Com seu voluntarismo, Bolsonaro é o único responsável pelo retorno das greves do funcionalismo público federal
A retomada da greve do funcionalismo público tem tudo para causar confusão no País nas próximas semanas. A sociedade já teve uma amostra da força dos servidores no início do ano, quando a mobilização de auditores fiscais causou filas e transtorno na liberação de cargas em portos e fronteiras. No Banco Central (BC), o movimento vai afetar a publicação de praticamente todos os indicadores do órgão. Com exceção da ata do Comitê de Política Monetária (Copom), colegiado que define a taxa básica de juros da economia e que divulga os termos de sua decisão uma semana depois, o governo ficará no escuro a respeito de dados essenciais para nortear políticas públicas, como o Índice de Atividade Econômica (IBC-Br), prévia do Produto Interno Bruto (PIB); a pesquisa Focus, termômetro das expectativas do mercado sobre indicadores macroeconômicos; e o fluxo cambial, que pode até afetar as cotações da moeda.
Agora, é a vez da Polícia Federal (PF), cuja insatisfação se tornou ameaça para a adoção de paralisações e a entrega dos cargos de chefia. A origem dessa bagunça generalizada tem nome e sobrenome: Jair Bolsonaro. É imprescindível lembrar como e quando começou o movimento grevista do funcionalismo. Foi no fim do ano passado, ainda na tramitação do Orçamento no Congresso, quando o governo pediu formalmente a reserva de recursos para a reestruturação das carreiras das forças de segurança federais, um eufemismo para um reajuste salarial para uma parte relevante da base de apoio do presidente.

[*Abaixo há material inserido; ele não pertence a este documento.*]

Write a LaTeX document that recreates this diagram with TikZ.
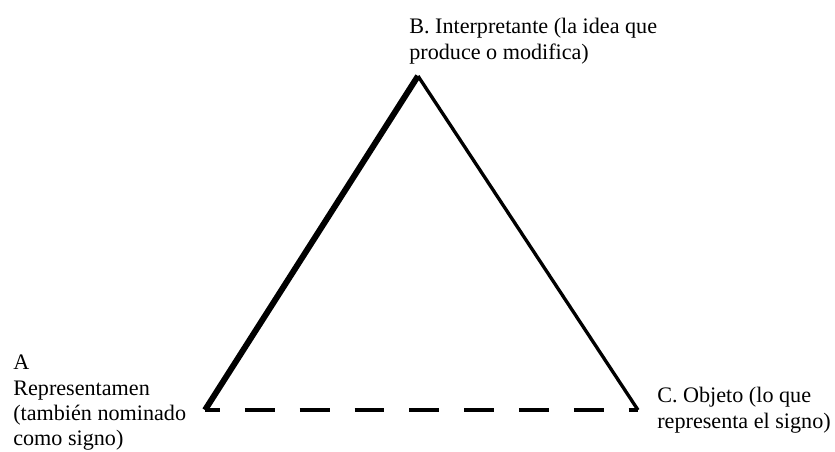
\documentclass[tikz,border=0pt]{standalone}
\usepackage{fontspec}
\setmainfont{Liberation Serif}
\usetikzlibrary{positioning}

\begin{document}
\begin{tikzpicture}[x=0.02cm,y=-0.02cm,
    lbl/.style={align=left,inner sep=0pt,anchor=north west,font=\fontsize{12.6}{14.4}\selectfont}]
  \useasboundingbox (0,0) rectangle (835,452);
  \coordinate (rep) at (205,410);
  \coordinate (int) at (418,76);
  \coordinate (obj) at (638,410);
  \draw[line width=3.4pt] (rep) -- (int);
  \draw[line width=1.9pt] (int) -- (obj);
  \draw[line width=2.2pt,dash pattern=on 17pt off 14.2pt,dash phase=8.5pt] (rep) -- (obj);
  \node[lbl] (labB) at (409,18) {B. Interpretante (la idea que\\produce o modifica)};
  \node[lbl] (labA) at (13,355) {A\\Representamen\\(también nominado\\como signo)};
  \node[lbl] (labC) at (657,387) {C. Objeto (lo que\\representa el signo)};
\end{tikzpicture}
\end{document}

O voluntarismo de Bolsonaro foi como pólvora para que o funcionalismo público cobrasse sua parte no quinhão de R$ 1,7 bilhão reservado na peça orçamentária. Para alguém que foi eleito pela maioria dos brasileiros após quase 30 anos de mandato como deputado federal, a inconsequência de Bolsonaro chega a ser surpreendente. Propostas para botar panos quentes no ânimo dos servidores passaram por um aumento no vale-alimentação a um reajuste linear de 5% para todos, ínfimo diante da inflação, mas quatro vezes maior que a verba aprovada.
A persistência no erro, porém, parece ser um traço intrínseco de Bolsonaro. Ele manteve a malfadada aposta ao prometer, no cercadinho do Palácio da Alvorada, simulacro do Brasil real no imaginário bolsonarista, dobrar o número de convocados nos concursos realizados pela Polícia Federal e pela Polícia Rodoviária Federal. O teatro, com direito a ordens por telefone para que subordinados cumprissem o determinado, não durou nem um dia, uma vez que o Orçamento não comporta mais estripulias de sua caneta destrambelhada. Serviu, porém, para dar ânimo extra aos grevistas, já que a retomada dos concursos é demanda generalizada entre as carreiras típicas de Estado. Ao menos até o início de julho, limite a partir do qual a concessão de benesses fica proibida por lei em razão do período eleitoral, o País tem tudo para viver dias de desordem e de escuridão estatística. A depender do resultado do pleito de outubro, a baderna pode se prolongar por mais quatro anos.